Esta segunda parábola nos quiere indicar, que tal como el rey, Dios invita a todos los humanos, sean estos buenos o malos, sin acepción de personas, rejuntados de todas partes, que se hallan en las más diversas situaciones de la vida. Dios nos llama allí donde estamos y cómo estamos, con nuestros gastados vestidos de uso cotidiano, es decir, prescindiendo ahora de imágene figurada, con nuestras amarguras y problemas, con nuestras dudas y rencores, con nuestros egoísmos y miedos.
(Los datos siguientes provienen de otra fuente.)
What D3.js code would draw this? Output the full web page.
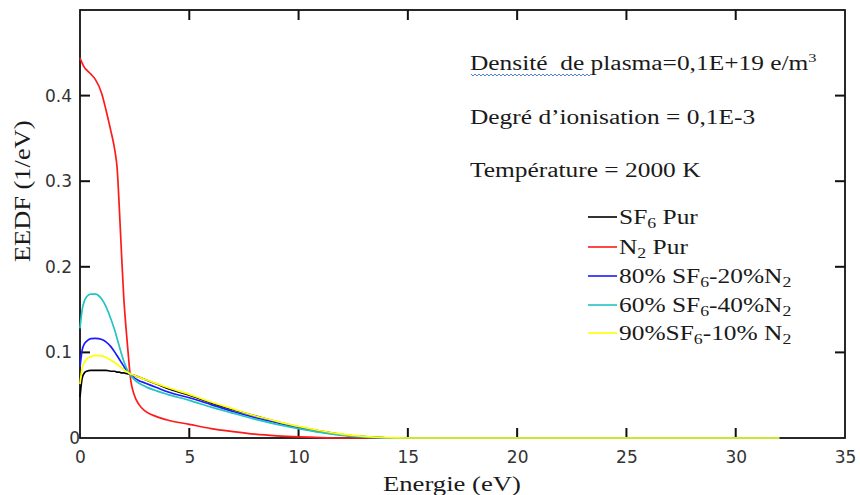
<!DOCTYPE html>
<html><head><meta charset="utf-8">
<script src="https://cdn.jsdelivr.net/npm/d3@7"></script>
<style>body{margin:0;background:#fff}svg{display:block}</style>
</head><body>
<svg id="c" width="860" height="495"></svg>
<script>
const energy = [0, 0.1, 0.2, 0.3, 0.5, 0.7, 1.0, 1.2, 1.4, 1.6, 1.7, 1.8, 1.9, 2.0, 2.1, 2.2, 2.3, 2.5, 2.7, 3.0, 3.5, 4, 5, 6, 7, 8, 9, 10, 11, 12, 13, 14, 15, 20, 25, 30, 32];
const sf6Pur = [0.048, 0.070, 0.076, 0.078, 0.079, 0.079, 0.079, 0.079, 0.078, 0.078, 0.077, 0.077, 0.076, 0.076, 0.0755, 0.075, 0.0745, 0.073, 0.071, 0.068, 0.063, 0.058, 0.050, 0.041, 0.033, 0.026, 0.019, 0.013, 0.008, 0.004, 0.0015, 0.0003, 0, 0, 0, 0, 0];
const n2Pur = [0.444, 0.438, 0.433, 0.430, 0.425, 0.419, 0.402, 0.382, 0.360, 0.335, 0.315, 0.268, 0.215, 0.165, 0.130, 0.100, 0.072, 0.049, 0.039, 0.031, 0.025, 0.021, 0.016, 0.011, 0.0075, 0.0045, 0.0025, 0.0012, 0.0004, 0, 0, 0, 0, 0, 0, 0, 0];
const sf6_80 = [0.083, 0.103, 0.110, 0.113, 0.116, 0.1165, 0.115, 0.112, 0.107, 0.100, 0.096, 0.092, 0.088, 0.084, 0.080, 0.077, 0.074, 0.070, 0.067, 0.064, 0.059, 0.054, 0.047, 0.039, 0.031, 0.024, 0.018, 0.012, 0.007, 0.0035, 0.0012, 0.0002, 0, 0, 0, 0, 0];
const sf6_60 = [0.128, 0.150, 0.160, 0.165, 0.168, 0.168, 0.162, 0.153, 0.140, 0.125, 0.116, 0.107, 0.098, 0.090, 0.083, 0.078, 0.074, 0.068, 0.064, 0.060, 0.055, 0.051, 0.044, 0.036, 0.029, 0.022, 0.016, 0.011, 0.0065, 0.003, 0.001, 0.0002, 0, 0, 0, 0, 0];
const sf6_90 = [0.063, 0.082, 0.088, 0.092, 0.095, 0.0965, 0.096, 0.094, 0.091, 0.088, 0.086, 0.084, 0.082, 0.080, 0.078, 0.0765, 0.075, 0.073, 0.071, 0.068, 0.0635, 0.059, 0.051, 0.042, 0.034, 0.026, 0.0195, 0.0135, 0.0085, 0.0045, 0.0018, 0.0004, 0, 0, 0, 0, 0];
const xTicks = [0, 5, 10, 15, 20, 25, 30, 35];
const yTicks = [0, 0.1, 0.2, 0.3, 0.4];
const seriesNames = [
  [{t:"SF"},{t:"6",sub:true},{t:" Pur"}],
  [{t:"N"},{t:"2",sub:true},{t:" Pur"}],
  [{t:"80% SF"},{t:"6",sub:true},{t:"-20%N"},{t:"2",sub:true}],
  [{t:"60% SF"},{t:"6",sub:true},{t:"-40%N"},{t:"2",sub:true}],
  [{t:"90%SF"},{t:"6",sub:true},{t:"-10% N"},{t:"2",sub:true}]
];
const seriesColors = ["#000000", "#ff1a1a", "#1a1aff", "#22c4c4", "#ffff00"];
const seriesValues = [sf6Pur, n2Pur, sf6_80, sf6_60, sf6_90];

const svg = d3.select("#c");
const L = 80, R = 845, T = 10, B = 438;
const x = d3.scaleLinear().domain([0, 35]).range([L, R]);
const y = d3.scaleLinear().domain([0, 0.5]).range([B, T]);
const SX = 1.27;
const AX = "#111111";

// frame
svg.append("rect").attr("x", L).attr("y", T).attr("width", R - L).attr("height", B - T)
  .attr("fill", "none").attr("stroke", AX).attr("stroke-width", 1.8);

// inward tick marks on all four sides
const innerX = xTicks.filter(d => d > 0 && d < 35);
const innerY = yTicks.filter(d => d > 0);
const tickG = svg.append("g");
innerX.forEach(d => {
  tickG.append("rect").attr("x", x(d) - 1).attr("y", B - 10).attr("width", 2).attr("height", 10).attr("fill", AX);
  tickG.append("rect").attr("x", x(d) - 1).attr("y", T).attr("width", 2).attr("height", 10).attr("fill", AX);
});
innerY.forEach(d => {
  tickG.append("rect").attr("x", L).attr("y", y(d) - 1).attr("width", 10).attr("height", 2).attr("fill", AX);
  tickG.append("rect").attr("x", R - 10).attr("y", y(d) - 1).attr("width", 10).attr("height", 2).attr("fill", AX);
});

// tick labels via d3 axes (no lines)
const tickFont = "'DejaVu Sans', sans-serif";
const gx = svg.append("g").attr("transform", `translate(0,${B})`)
  .call(d3.axisBottom(x).tickValues(xTicks).tickSize(0).tickPadding(13).tickFormat(d3.format("d")));
const gy = svg.append("g").attr("transform", `translate(${L},0)`)
  .call(d3.axisLeft(y).tickValues(yTicks).tickSize(0).tickPadding(8).tickFormat(d => d === 0 ? "0" : d3.format(".1f")(d)));
[gx, gy].forEach(g => {
  g.select(".domain").remove();
  g.selectAll(".tick line").remove();
  g.selectAll(".tick text").attr("fill", "#333").style("font-family", tickFont).style("font-size", "17px");
});
gy.selectAll(".tick").filter(d => d === 0).select("text").attr("x", 0);

// curves (drawn over the frame, as in the reference)
const line = d3.line().x(d => x(d[0])).y(d => y(d[1])).curve(d3.curveMonotoneX);
seriesValues.forEach((vals, i) => {
  svg.append("path")
    .attr("d", line(energy.map((e, k) => [e, vals[k]])))
    .attr("fill", "none").attr("stroke", seriesColors[i]).attr("stroke-width", 1.7);
});

const serif = "'Liberation Serif', 'Times New Roman', serif";
function stxt(xp, yp, size) {
  return svg.append("text").attr("transform", `translate(${xp},${yp}) scale(${SX},1)`)
    .attr("xml:space", "preserve").style("white-space", "pre")
    .style("font-family", serif).style("font-size", size + "px").attr("fill", "#1a1a1a");
}
// axis titles
stxt(383, 491, 21).text("Energie (eV)");
svg.append("text").attr("transform", "translate(30,262) rotate(-90) scale(1.1,1)")
  .style("font-family", serif).style("font-size", "24px")
  .attr("fill", "#1a1a1a").text("EEDF (1/eV)");

// annotations
const a1 = stxt(470, 70, 20);
a1.append("tspan").text("Densité  de plasma=0,1E+19 e/m");
a1.append("tspan").attr("dy", -8).style("font-size", "13px").text("3");
stxt(470, 124, 20).text("Degré d’ionisation = 0,1E-3");
stxt(470, 177, 20).text("Température = 2000 K");
// spell-check squiggle
const sq = [];
for (let xx = 471; xx <= 592; xx += 2) sq.push([xx, 74 + ((xx - 471) / 2 % 2 === 0 ? 0 : 2)]);
svg.append("path").attr("d", d3.line()(sq)).attr("fill", "none").attr("stroke", "#4f86dc").attr("stroke-width", 1);

// legend
const legY = [217, 247, 276, 305, 333];
seriesNames.forEach((parts, i) => {
  svg.append("line").attr("x1", 588).attr("x2", 617).attr("y1", legY[i]).attr("y2", legY[i])
    .attr("stroke", seriesColors[i]).attr("stroke-width", 1.6);
  const t = stxt(619, legY[i] + 7, 20);
  let shift = 0;
  parts.forEach(p => {
    if (p.sub) { t.append("tspan").attr("dy", 4 - shift).style("font-size", "14px").text(p.t); shift = 4; }
    else { t.append("tspan").attr("dy", -shift).text(p.t); shift = 0; }
  });
});
</script>
</body></html>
Pero participar de la comunión con Dios implica la necesidad de un cambio de vestido, de cambiar todo nuestro ser, de un cambio de rumbo de nuestra vida. Quien cree poder sentarse a la mesa del rey luciendo sin vergüenza sus ropas viejas, en realidad se encuentra en la misma condición, que aquellos que rechazaron el llamado.

De la primera parábola podríamos obtener la impresión de que para religarnos con Dios bastaría con la mera aceptación superficial de la existencia de Dios. Esto es malinterpretar el ejemplo de las bodas del rey. Esta segunda parábola nos indica que la invitación de Dios exige de nosotros una decisión de todo corazón, con todas nuestras fibras, con toda nuestra mente. Dios no quiere solamente una parte de nosotros, los pocos minutos dedicados a la oración, el domingo de mañana dedicado al culto, nuestra tarde dedicada al grupo de mujeres o nuestra esporádica donación. Dios nos requiere totalmente, en los momentos recién mencionados y durante la totalidad de nuestra vida, de manera que también en nuestro lugar de trabajo, en el campo de juego, en el baile, en casa junto a la cocina, al conducir un vehículo, etc., actuemos como personas que están en buena y justa relación con Dios, esto es amables, generosos en amor hacia los semejantes y dispuestos a servirle de buena voluntad.

Aun cuando la comunión con Dios recién será plena y total, de cara a cara, en el futuro, en la consumación de los tiempos, ella ya comienza aquí y ahora cuando aceptamos su mensaje, nos dejamos poner en duda por su misericordia y amor infinitos. Esta comunión con Dios comienza allí donde nos decidimos a darle a nuestra vida un nuevo rumbo, donde nos disponemos a corresponder al amor que Dios nos prodiga, actuando de acuerdo con su voluntad. Nuestra vida en este mundo es el período de prueba, durante el cual debemos verificar nuestra fe, nuestra fidelidad, nuestra esperanza de que no solo fuimos llamados por Dios, sino también seremos escogidos por él para participar de su comunión eterna. Amén.